Causal-Guided Dimension Reduction for Efficient Pareto Optimization
Dinithi Jayasuriya, Divake Kumar, Sureshkumar Senthilkumar, Devashri Naik, Nastaran Darabi, Amit Ranjan Trivedi
TL;DR
CaDRO tackles high-dimensional analog circuit optimization by learning a causal map that identifies true design drivers and fixes low-impact parameters. It integrates causal discovery with NSGA-II in three phases—causal discovery, dimensionality reduction, and focused optimization—achieving up to $10\times$ faster convergence while preserving or improving Pareto fronts. The approach yields interpretable causal strengths that reveal which parameters govern performance, with experiments across amplifiers, regulators, and RF blocks showing substantial speedups and improved hypervolume. This framework enables scalable design automation with preserved solution quality and actionable design insights.
Abstract
Multi-objective optimization of analog circuits is hindered by high-dimensional parameter spaces, strong feedback couplings, and expensive transistor-level simulations. Evolutionary algorithms such as Non-dominated Sorting Genetic Algorithm II (NSGA-II) are widely used but treat all parameters equally, thereby wasting effort on variables with little impact on performance, which limits their scalability. We introduce CaDRO, a causal-guided dimensionality reduction framework that embeds causal discovery into the optimization pipeline. CaDRO builds a quantitative causal map through a hybrid observational-interventional process, ranking parameters by their causal effect on the objectives.
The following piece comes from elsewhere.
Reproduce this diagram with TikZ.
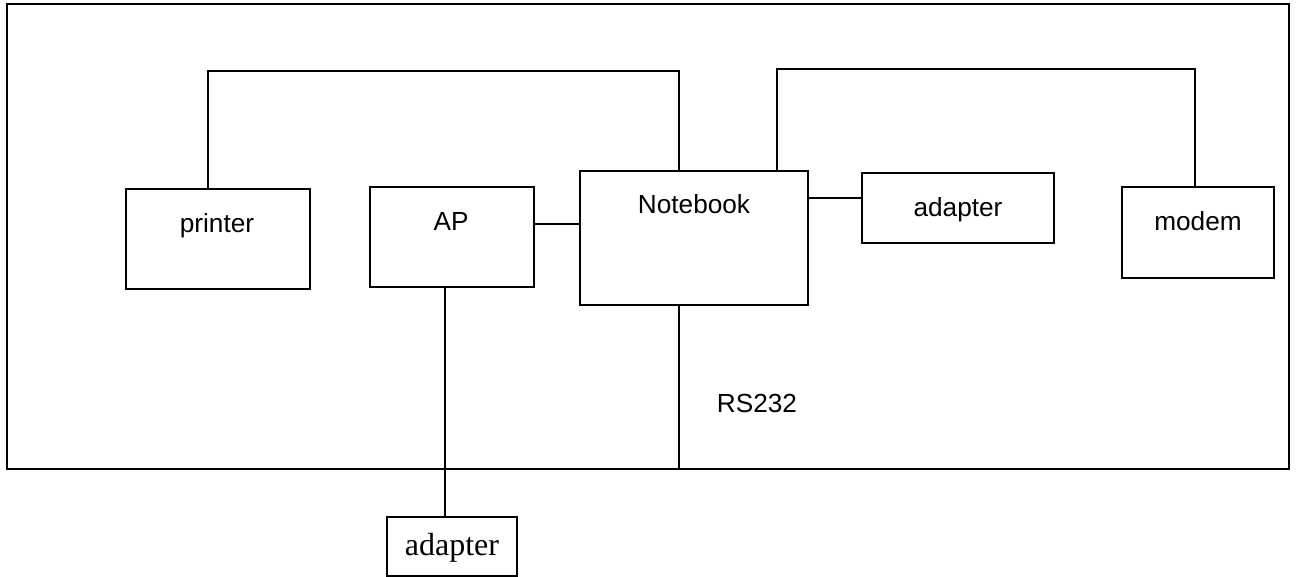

Low-impact parameters are fixed to values from high-quality solutions, while critical drivers remain active in the search. The reduced design space enables focused evolutionary optimization without modifying the underlying algorithm. Across amplifiers, regulators, and RF circuits, CaDRO converges up to 10$\times$ faster than NSGA-II while preserving or improving Pareto quality. For instance, on the Folded-Cascode Amplifier, hypervolume improves from 0.56 to 0.94, and on the LDO regulator from 0.65 to 0.81, with large gains in non-dominated solutions.